What Coventry has that can match up to that is the townscape of the two-level central precinct, the civic district around the old Lanchester Polytechnic, art gallery and town hall, the intriguing and original spaces of the Bull Yard and City Arcade, the International Style ensemble around the railway station, the Coventry swimming baths, the Belgrade Theatre, and of course, Basil Spence's thrilling, rampantly sentimental transformation of the cathedral into a poignant war memorial and showcase of modernist art.

Of these, only the latter is really safe.
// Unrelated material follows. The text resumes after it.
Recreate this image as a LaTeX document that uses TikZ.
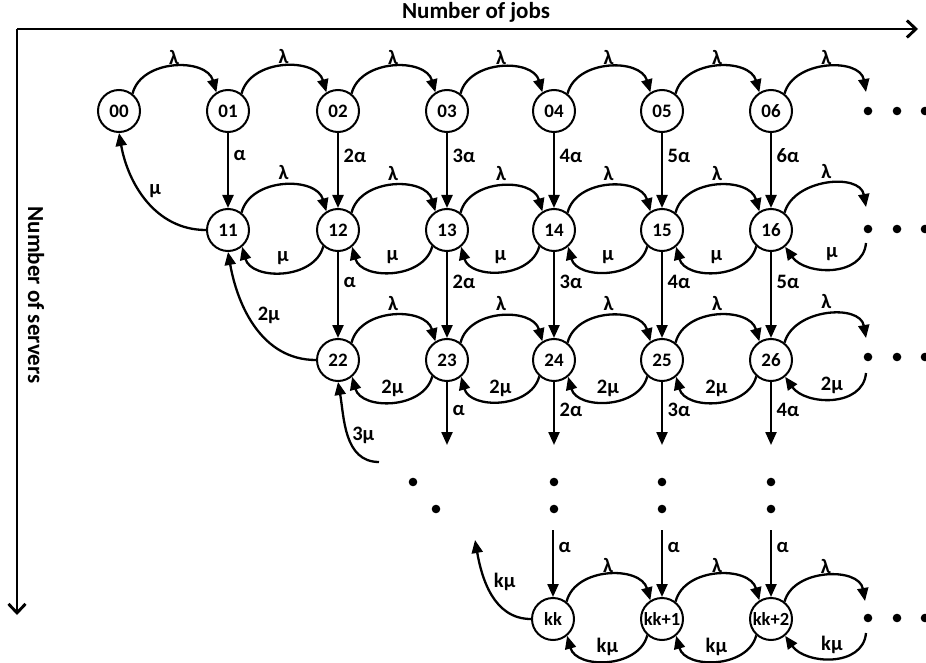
\documentclass[tikz,border=0pt]{standalone}
\usepackage{fontspec}
\setmainfont{Carlito}
\usetikzlibrary{arrows.meta}
\begin{document}
\begin{tikzpicture}[x=1pt,y=1pt,
  st/.style={circle,draw,line width=2pt,minimum size=42pt,inner sep=0pt,font=\bfseries\fontsize{19}{19}\selectfont},
  stsmall/.style={st,font=\bfseries\fontsize{18.5}{18.5}\selectfont},
  arr/.style={line width=2.3pt,-{Triangle[length=13pt,width=11pt]}},
  lab/.style={font=\bfseries\fontsize{20.5}{20.5}\selectfont,inner sep=1.5pt},
  axislabel/.style={font=\bfseries\fontsize{23}{23}\selectfont,inner sep=0pt},
  axisline/.style={line width=2.9pt,-{Straight Barb[length=9pt,width=17pt,line width=2.9pt]}},
  arcr/.style={bend left=75,looseness=1.1},
  dotmark/.style={fill=black}
]
\useasboundingbox (0,0) rectangle (926,-663);

% axes
\coordinate (origin) at (17,-29);
\coordinate (xend) at (918,-29);
\coordinate (yend) at (17,-615);
\draw[axisline] (origin) -- (xend);
\draw[axisline] (origin) -- (yend);
\node[axislabel] (tjobs) at (476,-12) {Number of jobs};
\node[axislabel,rotate=-90] (tserv) at (36,-295) {Number of servers};

% nodes
\node[st] (n00) at (119,-111) {00};
\foreach \i/\x in {1/228,2/338,3/447,4/554,5/662,6/771}
  \node[st] (n0\i) at (\x,-111) {0\i};
\foreach \i/\x in {1/228,2/338,3/447,4/554,5/662,6/771}
  \node[st] (n1\i) at (\x,-230) {1\i};
\foreach \i/\x in {2/338,3/447,4/554,5/662,6/771}
  \node[st] (n2\i) at (\x,-360) {2\i};
\node[stsmall] (kk) at (553,-619) {kk};
\node[stsmall] (kka) at (662,-619) {kk+1};
\node[stsmall] (kkb) at (771,-619) {kk+2};

% row 0 lambda arcs
\draw[arr] (n00.52) to[arcr] node[lab,above=0pt]{λ} (n01.122);
\foreach \i/\j in {1/2,2/3,3/4,4/5,5/6}
  \draw[arr] (n0\i.52) to[arcr] node[lab,above=0pt]{λ} (n0\j.122);
\coordinate (e0) at (866,-92);
\draw[arr] (n06.52) to[out=75,in=100,looseness=1.1] node[lab,above=0pt]{λ} (e0);

% row 1 arcs
\foreach \i/\j in {1/2,2/3,3/4,4/5,5/6}{
  \draw[arr] (n1\i.52) to[arcr] node[lab,above=3pt]{λ} (n1\j.122);
  \draw[arr] (n1\j.228) to[arcr] node[lab,above=5pt]{μ} (n1\i.-50);
}
\coordinate (e1) at (866,-207);
\coordinate (f1) at (866,-243);
\draw[arr] (n16.52) to[out=75,in=100,looseness=1.1] node[lab,above=3pt]{λ} (e1);
\draw[arr] (f1) to[out=-95,in=-55,looseness=1.1] node[lab,above=5pt]{μ} (n16.-50);

% row 2 arcs
\foreach \i/\j in {2/3,3/4,4/5,5/6}{
  \draw[arr] (n2\i.52) to[arcr] node[lab,above=3pt]{λ} (n2\j.122);
  \draw[arr] (n2\j.228) to[arcr] node[lab,above=2pt]{2μ} (n2\i.-50);
}
\coordinate (e2) at (866,-338);
\coordinate (f2) at (866,-373);
\draw[arr] (n26.52) to[out=75,in=100,looseness=1.1] node[lab,above=3pt]{λ} (e2);
\draw[arr] (f2) to[out=-95,in=-55,looseness=1.1] node[lab,above=2pt]{2μ} (n26.-50);

% bottom row arcs
\draw[arr] (kk.52) to[arcr] node[lab,above=0pt]{λ} (kka.122);
\draw[arr] (kka.52) to[arcr] node[lab,above=0pt]{λ} (kkb.122);
\draw[arr] (kka.228) to[arcr] node[lab,above=2pt]{kμ} (kk.-50);
\draw[arr] (kkb.228) to[arcr] node[lab,above=2pt]{kμ} (kka.-50);
\coordinate (e3) at (865,-601);
\coordinate (f3) at (866,-633);
\draw[arr] (kkb.52) to[out=75,in=100,looseness=1.1] node[lab,above=0pt]{λ} (e3);
\draw[arr] (f3) to[out=-95,in=-55,looseness=1.1] node[lab,above=2pt]{kμ} (kkb.-50);

% vertical arrows row 0 -> row 1
\foreach \i/\l in {1/α,2/2α,3/3α,4/4α,5/5α,6/6α}
  \draw[arr] (n0\i) -- node[lab,right=3pt,pos=0.3]{\l} (n1\i);
% row 1 -> row 2
\foreach \i/\l in {2/α,3/2α,4/3α,5/4α,6/5α}
  \draw[arr] (n1\i) -- node[lab,right=3pt,pos=0.35]{\l} (n2\i);
% row 2 downward
\foreach \i/\x/\l in {3/447/α,4/554/2α,5/662/3α,6/771/4α}{
  \coordinate (d\i) at (\x,-445);
  \draw[arr] (n2\i) -- node[lab,right=3pt,pos=0.45]{\l} (d\i);
}
% arrows into bottom row
\coordinate (ua) at (553,-530);
\coordinate (ub) at (662,-530);
\coordinate (uc) at (771,-530);
\draw[arr] (ua) -- node[lab,right=3pt,pos=0.26]{α} (kk);
\draw[arr] (ub) -- node[lab,right=3pt,pos=0.26]{α} (kka);
\draw[arr] (uc) -- node[lab,right=3pt,pos=0.26]{α} (kkb);

% return arcs on the left
\draw[arr] (n11.west) to[out=180,in=-80] node[lab,pos=0.5,anchor=south west]{μ} (n00.south);
\draw[arr] (n22.west) to[out=180,in=-80] node[lab,pos=0.5,anchor=south west]{2μ} (n11.south);
\coordinate (g3) at (379,-462);
\draw[arr] (g3) to[out=180,in=-80] node[lab,pos=0.5,anchor=west,xshift=2pt]{3μ} (n22.south);
\coordinate (gk) at (475,-540);
\draw[arr] (kk.west) to[out=180,in=-80] node[lab,pos=0.5,anchor=south west]{kμ} (gk);

% dots
\foreach \y in {-111,-229,-357,-618}
  \foreach \x in {868,897,925}
    \fill[dotmark] (\x,\y) circle (4.3);
\foreach \x in {554,662,771}
  \foreach \y in {-482,-509}
    \fill[dotmark] (\x,\y) circle (4.3);
\fill[dotmark] (413,-482) circle (4.3);
\fill[dotmark] (436,-509) circle (4.3);
\end{tikzpicture}
\end{document}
All the others – even those which include listed buildings – are under threat from property development, or in the case of the Belgrade Theatre, have already been degraded by being surrounded by 10th-rate new buildings.

Coventry's economic decline since the 70s has meant that it desperately courts developers

A Twentieth Century Society report just published highlights the proposed changes. The least controversial may be the redesign of the central precinct, which entails removing the appallingly clumsy green 1990s escalator that barges into the square, blocking the view of the cathedral, and removing the neo-Victorian crazy paving inflicted on the square at the same time. The plans show the view being restored. But to offset that, the original fabric of the buildings that do survive, escalator aside, will be ripped out and refaced with a glass approximation of their grids. To my eyes, it looks less insulting and philistine than the 1990s version, but it's still some way from respecting the original idea.

Elsewhere, it's pure destruction. The listed railway station is to be surrounded with orange-clad tat of shamefully poor design, the listed William Mitchell reliefs at the Bull Yard are to be moved elsewhere and the rest demolished, the civic square to be mostly demolished and the incredible "elephant" leisure centre is to be erased completely. These are not the moves of a city that is proud of its architecture.

The main obstacle to the public appreciation of these buildings is simple – they're often dirty, covered in pigeon spikes and/or pigeon shit, neglected and worn. They're mostly well built and easily repaired and cleaned, and if what was done with the civic buildings of Hull was done here, their reputation would change with similar speed. There are already models here of new buildings that integrate and enhance the qualities of the post-war city, like Pringle Sharratt Richards's extension of the Herbert Gallery.

Another problem is the way that rules that are ruthlessly enforced on all other listed building types are often waived for modernist buildings – from Park Hill to Billingham Forum, listed works have been completely stripped out and redesigned, often invasively, because of a half-cocked idea that modern architecture is about structure rather than integrity.

Why not make being a City of Culture about pioneering a new civic culture for British cities?

But the real culprit in Coventry is something else – ownership. Aside from the Belgrade Theatre and the swimming baths, most of reconstructed Coventry, however much it conformed to a public plan, is just retail – something that set it apart from the more mixed-use approaches made in the 40s and 50s by Le Havre or Rotterdam. That means that it is effectively a giant mall, so it has to follow mall rules, which are, unfortunately, the sworn enemy of everything but the bottom line. The thing is, Coventry's economic decline since the 70s has meant that it desperately courts developers, out of the terror that if they don't invest, that decline will descend into full-scale freefall.

Maybe there's another way. Other ex-industrial towns – most famously, Preston – have given up on trying to chase John Lewis, and have started to try to do things in-house, attracting local co-operatives to fill the gaps left by all the failed boomtown schemes. That's where Coventry could be looking. Why should the central precinct be a mall? Why shouldn't it be a focus for real public activity, for co-housing and co-working spaces, much-needed new social housing, for galleries and social centres? Why not make being a City of Culture about pioneering a new civic culture for British cities, rather than waiting around for developers to save us?